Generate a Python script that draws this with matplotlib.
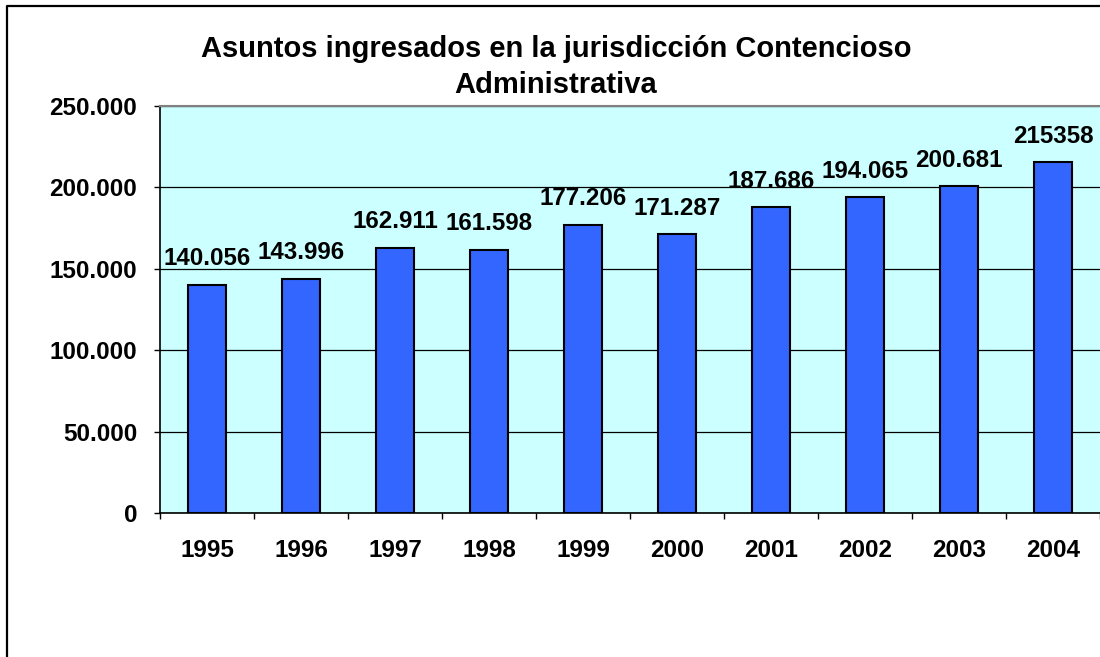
import numpy as np
import matplotlib
matplotlib.use('Agg')
import matplotlib.pyplot as plt
from matplotlib.lines import Line2D
from matplotlib.ticker import FuncFormatter

# datos
anios = ['1995', '1996', '1997', '1998', '1999', '2000', '2001', '2002', '2003', '2004']
asuntos = [140056, 143996, 162911, 161598, 177206, 171287, 187686, 194065, 200681, 215358]
etiquetas = ['140.056', '143.996', '162.911', '161.598', '177.206', '171.287',
             '187.686', '194.065', '200.681', '215358']
titulo1 = 'Asuntos ingresados en la jurisdicción Contencioso'
titulo2 = 'Administrativa'

plt.rcParams['font.family'] = ['Liberation Sans', 'DejaVu Sans']
plt.rcParams['font.weight'] = 'bold'

W, H = 1100, 657
fig = plt.figure(figsize=(W/100, H/100), dpi=100)
fig.patch.set_facecolor('white')

# borde exterior (recortado a la derecha y abajo)
fig.add_artist(Line2D([7/W, 7/W, 1.0], [0, 1-6/H, 1-6/H], transform=fig.transFigure,
                      color='black', lw=1.6))

# titulo
fig.text(556/W, 1-57/H, titulo1, ha='center', va='baseline', fontsize=21, fontweight='bold')
fig.text(556/W, 1-93/H, titulo2, ha='center', va='baseline', fontsize=21, fontweight='bold')

ax = fig.add_axes([160/W, (H-513)/H, 940/W, 407/H])
ax.set_facecolor('#CCFFFF')

x = np.arange(len(anios))
ax.bar(x, asuntos, width=0.4, color='#3366FF', edgecolor='black', linewidth=1.5, zorder=2)

for i, (v, t) in enumerate(zip(asuntos, etiquetas)):
    ax.annotate(t, (i, v), xytext=(0, 26*0.72), textcoords='offset points',
                ha='center', va='center', fontsize=17.4, fontweight='bold')

ax.set_xlim(-0.5, len(anios)-0.5)
ax.set_ylim(0, 250000)
ax.set_yticks(np.arange(0, 250001, 50000))
ax.yaxis.set_major_formatter(FuncFormatter(lambda v, p: f'{int(v):,}'.replace(',', '.')))
ax.tick_params(axis='y', direction='out', length=4.3, width=1, pad=12, labelsize=17.5, color='black')

ax.set_xticks(np.arange(-0.5, len(anios)), labels=[])
ax.set_xticks(x, labels=anios, minor=True)
ax.tick_params(axis='x', which='major', direction='out', length=4.3, width=1)
ax.tick_params(axis='x', which='minor', length=0, pad=19, labelsize=17.5)

ax.yaxis.grid(True, color='black', lw=0.9)
ax.set_axisbelow(True)

ax.spines['right'].set_visible(False)
ax.spines['top'].set_color('#808080')
ax.spines['top'].set_linewidth(1.5)
ax.spines['left'].set_linewidth(1.2)
ax.spines['bottom'].set_linewidth(1.2)

fig.savefig('out.png', dpi=100)
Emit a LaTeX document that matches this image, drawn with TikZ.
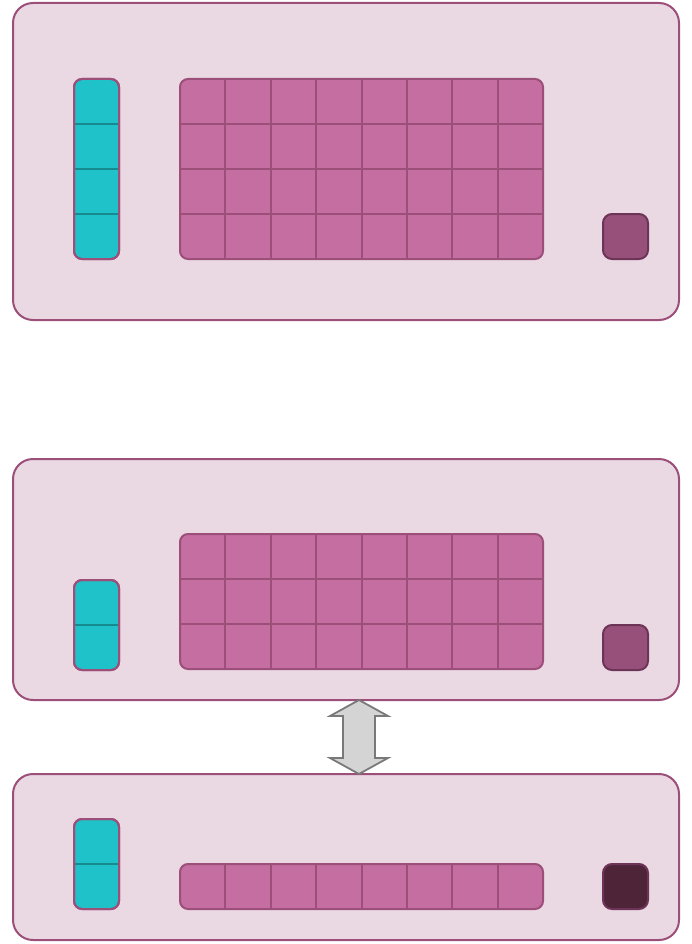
\documentclass[tikz,border=0pt]{standalone}
\usetikzlibrary{calc}
\definecolor{panelfill}{HTML}{EAD9E3}
\definecolor{panelline}{HTML}{9B4F79}
\definecolor{tealfill}{HTML}{20C2C9}
\definecolor{tealline}{HTML}{178A8F}
\definecolor{pinkfill}{HTML}{C56EA2}
\definecolor{sqfill}{HTML}{96507A}
\definecolor{sqline}{HTML}{6E3458}
\definecolor{darksq}{HTML}{4E2439}
\tikzset{
  panel/.style={draw=panelline, fill=panelfill, line width=2pt, rounded corners=20pt},
  tealbox/.style={draw=panelline, fill=tealfill, line width=2pt, rounded corners=8pt},
  tealsep/.style={draw=tealline, line width=2pt},
  gridbox/.style={draw=panelline, fill=pinkfill, line width=2pt, rounded corners=8pt},
  gridsep/.style={draw=panelline, line width=2pt},
  sqbox/.style={draw=sqline, fill=sqfill, line width=2pt, rounded corners=9pt},
  darkbox/.style={draw=sqline, fill=darksq, line width=2pt, rounded corners=9pt},
  arrowshape/.style={draw=gray!95!black, fill=black!17, line width=1.8pt, line join=miter}
}
% #1 x0, #2 y0 top, #3 rows
\newcommand{\tealcol}[3]{%
  \draw[tealbox] (#1,#2) rectangle ++(45,{45*#3});
  \foreach \r in {1,...,#3} {\ifnum\r<#3 \draw[tealsep] (#1+1,{#2+45*\r}) -- ++(43,0);\fi}
  \draw[draw=panelline, line width=2pt, rounded corners=8pt] (#1,#2) rectangle ++(45,{45*#3});
}
\newcommand{\pinkgrid}[2]{%
  \draw[gridbox] (180,#1) rectangle (543,{#1+45*#2});
  \foreach \c in {1,...,7} \draw[gridsep] ({180+45.375*\c},#1) -- ++(0,{45*#2});
  \ifnum#2>1 \foreach \r in {2,...,#2} \draw[gridsep] (180,{#1+45*(\r-1)}) -- (543,{#1+45*(\r-1)});\fi
}
\begin{document}
\begin{tikzpicture}[x=1pt,y=-1pt]
\useasboundingbox (0,0) rectangle (692,944);
% Panel 1
\draw[panel] (13,3) rectangle (679,320);
\tealcol{74}{79}{4}
\pinkgrid{79}{4}
\draw[sqbox] (603,214) rectangle (648,259);
% Panel 2
\draw[panel] (13,459) rectangle (679,700);
\coordinate (p2bottom) at (359,700);
\tealcol{74}{580}{2}
\pinkgrid{534}{3}
\draw[sqbox] (603,625) rectangle (648,670);
% Panel 3
\draw[panel] (13,774) rectangle (679,940);
\coordinate (p3top) at (359,774);
\tealcol{74}{819}{2}
\pinkgrid{864}{1}
\draw[darkbox] (603,864) rectangle (648,909);
% double arrow
\draw[arrowshape] (p2bottom) -- ++(29,16) -- ++(-13,0) -- ++(0,42) -- ++(13,0)
  -- (p3top) -- ++(-29,-16) -- ++(13,0) -- ++(0,-42) -- ++(-13,0) -- cycle;
\end{tikzpicture}
\end{document}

◆ What you need to do
Take the records from their first line through the line containing "plt.rcParams['font.weight'] = 'bold'" and please return exactly those lines, both ends included, minus the pictures.

◆ Solution to the exercise
Generate a Python script that draws this with matplotlib.
import numpy as np
import matplotlib
matplotlib.use('Agg')
import matplotlib.pyplot as plt
from matplotlib.lines import Line2D
from matplotlib.ticker import FuncFormatter

# datos
anios = ['1995', '1996', '1997', '1998', '1999', '2000', '2001', '2002', '2003', '2004']
asuntos = [140056, 143996, 162911, 161598, 177206, 171287, 187686, 194065, 200681, 215358]
etiquetas = ['140.056', '143.996', '162.911', '161.598', '177.206', '171.287',
             '187.686', '194.065', '200.681', '215358']
titulo1 = 'Asuntos ingresados en la jurisdicción Contencioso'
titulo2 = 'Administrativa'

plt.rcParams['font.family'] = ['Liberation Sans', 'DejaVu Sans']
plt.rcParams['font.weight'] = 'bold'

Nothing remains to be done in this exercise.